• [Aim] Find the lines containing the word "this" and copy every one of them.

• [Stored rows]
============================================================

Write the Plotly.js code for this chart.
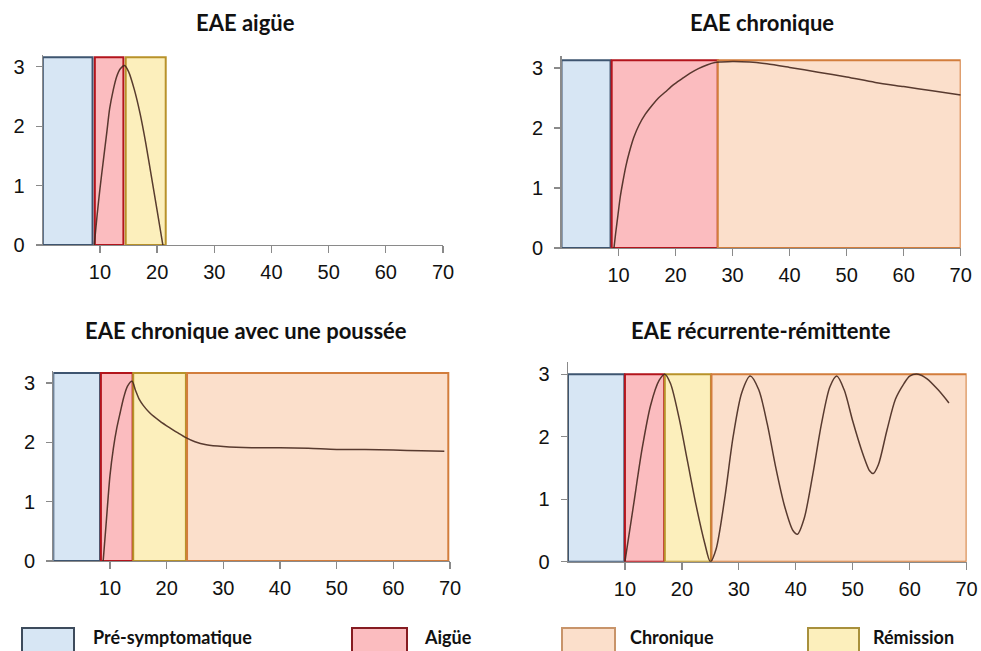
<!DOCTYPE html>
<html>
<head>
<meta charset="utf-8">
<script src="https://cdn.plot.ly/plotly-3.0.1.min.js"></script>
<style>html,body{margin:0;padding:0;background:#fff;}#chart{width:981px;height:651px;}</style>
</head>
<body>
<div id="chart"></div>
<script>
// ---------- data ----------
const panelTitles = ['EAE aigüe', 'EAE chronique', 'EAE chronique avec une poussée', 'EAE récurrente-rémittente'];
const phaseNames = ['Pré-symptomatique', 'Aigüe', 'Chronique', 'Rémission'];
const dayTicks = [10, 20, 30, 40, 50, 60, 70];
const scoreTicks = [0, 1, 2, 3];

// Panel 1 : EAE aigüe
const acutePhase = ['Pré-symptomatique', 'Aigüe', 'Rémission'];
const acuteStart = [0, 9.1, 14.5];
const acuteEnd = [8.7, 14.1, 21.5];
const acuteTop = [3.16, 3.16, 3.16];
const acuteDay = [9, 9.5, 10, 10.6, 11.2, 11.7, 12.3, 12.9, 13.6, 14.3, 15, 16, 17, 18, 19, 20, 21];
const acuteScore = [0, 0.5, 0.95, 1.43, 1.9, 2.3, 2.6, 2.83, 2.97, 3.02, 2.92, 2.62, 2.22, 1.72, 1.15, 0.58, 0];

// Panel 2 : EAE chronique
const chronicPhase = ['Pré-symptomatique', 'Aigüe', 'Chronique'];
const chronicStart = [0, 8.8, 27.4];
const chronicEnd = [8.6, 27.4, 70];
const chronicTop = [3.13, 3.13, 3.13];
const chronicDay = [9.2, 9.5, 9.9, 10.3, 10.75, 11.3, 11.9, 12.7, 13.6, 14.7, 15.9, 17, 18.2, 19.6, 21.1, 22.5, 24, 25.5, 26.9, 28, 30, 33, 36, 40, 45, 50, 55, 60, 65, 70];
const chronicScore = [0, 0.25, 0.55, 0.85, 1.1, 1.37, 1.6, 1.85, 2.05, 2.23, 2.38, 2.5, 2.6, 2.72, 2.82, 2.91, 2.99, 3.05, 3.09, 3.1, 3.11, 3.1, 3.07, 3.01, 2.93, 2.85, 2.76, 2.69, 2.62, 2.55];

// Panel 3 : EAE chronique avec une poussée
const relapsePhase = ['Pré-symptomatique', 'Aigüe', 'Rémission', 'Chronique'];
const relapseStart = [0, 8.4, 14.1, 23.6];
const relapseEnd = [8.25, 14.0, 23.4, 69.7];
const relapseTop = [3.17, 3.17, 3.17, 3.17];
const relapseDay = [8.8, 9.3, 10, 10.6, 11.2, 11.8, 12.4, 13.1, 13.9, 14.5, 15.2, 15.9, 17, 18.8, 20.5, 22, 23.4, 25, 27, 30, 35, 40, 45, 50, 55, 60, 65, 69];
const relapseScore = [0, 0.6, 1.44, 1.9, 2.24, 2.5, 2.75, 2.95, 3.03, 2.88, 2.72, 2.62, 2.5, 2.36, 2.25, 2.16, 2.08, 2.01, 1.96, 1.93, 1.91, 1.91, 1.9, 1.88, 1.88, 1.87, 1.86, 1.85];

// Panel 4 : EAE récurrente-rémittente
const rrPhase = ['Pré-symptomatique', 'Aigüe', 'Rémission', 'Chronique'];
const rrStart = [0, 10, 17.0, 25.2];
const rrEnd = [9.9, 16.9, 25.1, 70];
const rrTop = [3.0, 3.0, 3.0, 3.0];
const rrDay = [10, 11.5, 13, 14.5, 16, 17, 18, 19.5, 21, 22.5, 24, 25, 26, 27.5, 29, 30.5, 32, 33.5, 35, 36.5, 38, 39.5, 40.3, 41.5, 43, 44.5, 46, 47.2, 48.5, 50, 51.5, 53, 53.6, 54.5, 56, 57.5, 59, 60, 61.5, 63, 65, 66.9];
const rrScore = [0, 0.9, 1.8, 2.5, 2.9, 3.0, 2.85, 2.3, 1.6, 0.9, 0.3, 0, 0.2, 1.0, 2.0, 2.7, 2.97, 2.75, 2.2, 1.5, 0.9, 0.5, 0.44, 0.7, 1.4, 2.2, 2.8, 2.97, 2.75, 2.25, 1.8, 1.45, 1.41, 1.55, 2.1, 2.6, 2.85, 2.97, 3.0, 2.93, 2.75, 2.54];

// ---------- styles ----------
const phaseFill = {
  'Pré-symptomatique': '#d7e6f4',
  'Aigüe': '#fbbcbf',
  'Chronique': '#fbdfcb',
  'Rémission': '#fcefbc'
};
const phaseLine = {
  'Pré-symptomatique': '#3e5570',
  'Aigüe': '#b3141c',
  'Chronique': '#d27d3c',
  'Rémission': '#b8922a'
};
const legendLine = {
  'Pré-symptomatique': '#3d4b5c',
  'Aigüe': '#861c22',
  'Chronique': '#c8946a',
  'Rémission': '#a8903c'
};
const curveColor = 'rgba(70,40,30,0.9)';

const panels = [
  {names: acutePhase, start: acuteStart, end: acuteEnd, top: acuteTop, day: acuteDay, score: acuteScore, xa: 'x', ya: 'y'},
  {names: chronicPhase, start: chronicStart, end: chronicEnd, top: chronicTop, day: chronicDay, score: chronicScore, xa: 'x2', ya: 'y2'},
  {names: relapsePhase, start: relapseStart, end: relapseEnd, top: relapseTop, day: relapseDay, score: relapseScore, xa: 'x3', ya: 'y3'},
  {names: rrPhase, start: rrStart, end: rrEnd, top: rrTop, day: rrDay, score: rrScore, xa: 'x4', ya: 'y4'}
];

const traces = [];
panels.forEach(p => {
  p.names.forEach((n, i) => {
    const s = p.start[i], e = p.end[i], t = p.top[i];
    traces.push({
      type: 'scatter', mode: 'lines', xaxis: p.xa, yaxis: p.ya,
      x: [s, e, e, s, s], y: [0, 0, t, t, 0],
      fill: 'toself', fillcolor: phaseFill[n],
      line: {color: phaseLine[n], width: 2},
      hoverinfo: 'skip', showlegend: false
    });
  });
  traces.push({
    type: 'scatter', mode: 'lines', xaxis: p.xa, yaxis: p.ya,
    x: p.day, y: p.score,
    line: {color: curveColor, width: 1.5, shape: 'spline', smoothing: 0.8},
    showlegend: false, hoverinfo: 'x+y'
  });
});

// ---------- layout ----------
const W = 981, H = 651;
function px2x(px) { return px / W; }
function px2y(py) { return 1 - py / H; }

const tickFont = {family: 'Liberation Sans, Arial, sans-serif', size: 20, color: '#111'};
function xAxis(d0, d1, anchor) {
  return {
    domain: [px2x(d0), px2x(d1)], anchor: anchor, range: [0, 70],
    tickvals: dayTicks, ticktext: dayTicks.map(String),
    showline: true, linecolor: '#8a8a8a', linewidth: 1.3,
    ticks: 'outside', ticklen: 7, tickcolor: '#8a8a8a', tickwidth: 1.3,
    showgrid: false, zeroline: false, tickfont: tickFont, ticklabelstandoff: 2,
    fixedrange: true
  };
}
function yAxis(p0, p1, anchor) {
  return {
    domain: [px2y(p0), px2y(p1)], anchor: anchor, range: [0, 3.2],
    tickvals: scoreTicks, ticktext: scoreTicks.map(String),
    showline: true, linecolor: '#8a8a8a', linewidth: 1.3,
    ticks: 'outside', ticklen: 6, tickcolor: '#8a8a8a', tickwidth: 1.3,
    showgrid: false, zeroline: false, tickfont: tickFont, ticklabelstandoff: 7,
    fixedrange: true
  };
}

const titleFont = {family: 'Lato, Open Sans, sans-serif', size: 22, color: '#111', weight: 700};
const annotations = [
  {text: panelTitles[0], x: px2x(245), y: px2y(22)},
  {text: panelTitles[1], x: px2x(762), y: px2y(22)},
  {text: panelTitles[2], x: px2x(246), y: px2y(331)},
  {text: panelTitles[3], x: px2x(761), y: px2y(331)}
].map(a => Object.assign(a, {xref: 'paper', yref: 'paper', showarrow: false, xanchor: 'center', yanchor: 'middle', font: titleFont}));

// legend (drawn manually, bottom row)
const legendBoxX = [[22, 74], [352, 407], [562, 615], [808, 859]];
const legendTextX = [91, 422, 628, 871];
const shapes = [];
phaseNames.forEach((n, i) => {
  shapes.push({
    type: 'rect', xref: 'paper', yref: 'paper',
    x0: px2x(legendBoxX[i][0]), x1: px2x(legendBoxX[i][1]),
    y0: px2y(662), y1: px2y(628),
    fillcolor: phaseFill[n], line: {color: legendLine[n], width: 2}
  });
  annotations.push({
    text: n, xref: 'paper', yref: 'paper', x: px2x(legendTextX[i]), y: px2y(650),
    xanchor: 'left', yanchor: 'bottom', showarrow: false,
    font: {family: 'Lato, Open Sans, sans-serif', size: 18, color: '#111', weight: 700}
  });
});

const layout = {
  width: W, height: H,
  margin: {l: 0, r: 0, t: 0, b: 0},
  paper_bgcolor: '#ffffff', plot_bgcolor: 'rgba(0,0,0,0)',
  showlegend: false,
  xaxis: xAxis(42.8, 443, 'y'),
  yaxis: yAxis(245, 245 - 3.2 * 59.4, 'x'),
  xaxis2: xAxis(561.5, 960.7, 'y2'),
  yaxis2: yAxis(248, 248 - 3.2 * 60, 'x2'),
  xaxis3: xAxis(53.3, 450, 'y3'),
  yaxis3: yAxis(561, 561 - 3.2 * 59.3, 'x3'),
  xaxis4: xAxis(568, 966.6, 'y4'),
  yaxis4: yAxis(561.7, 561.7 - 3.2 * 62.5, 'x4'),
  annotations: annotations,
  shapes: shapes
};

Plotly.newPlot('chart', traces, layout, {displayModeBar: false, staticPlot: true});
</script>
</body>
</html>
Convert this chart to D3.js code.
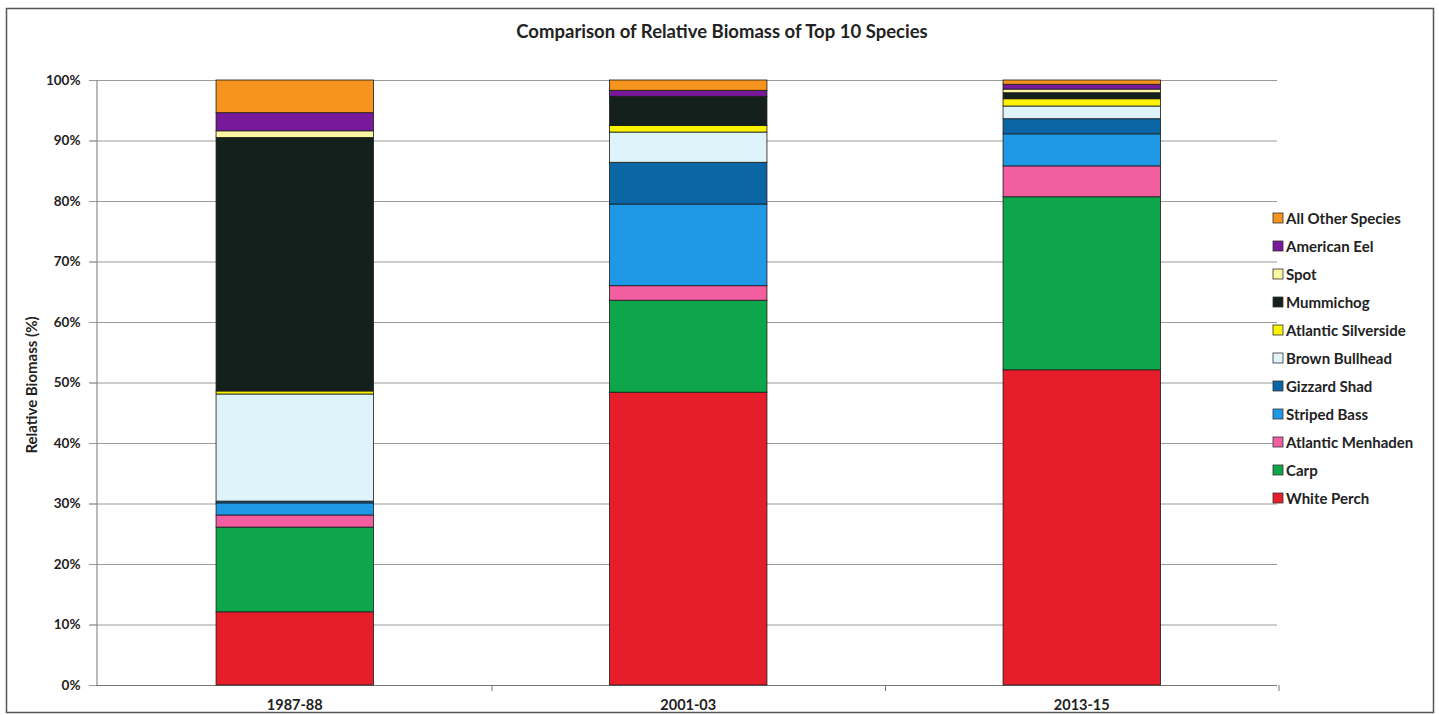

============================================================

• [Output]
Write the Plotly.js code for this chart.
Convert this chart to D3.js code.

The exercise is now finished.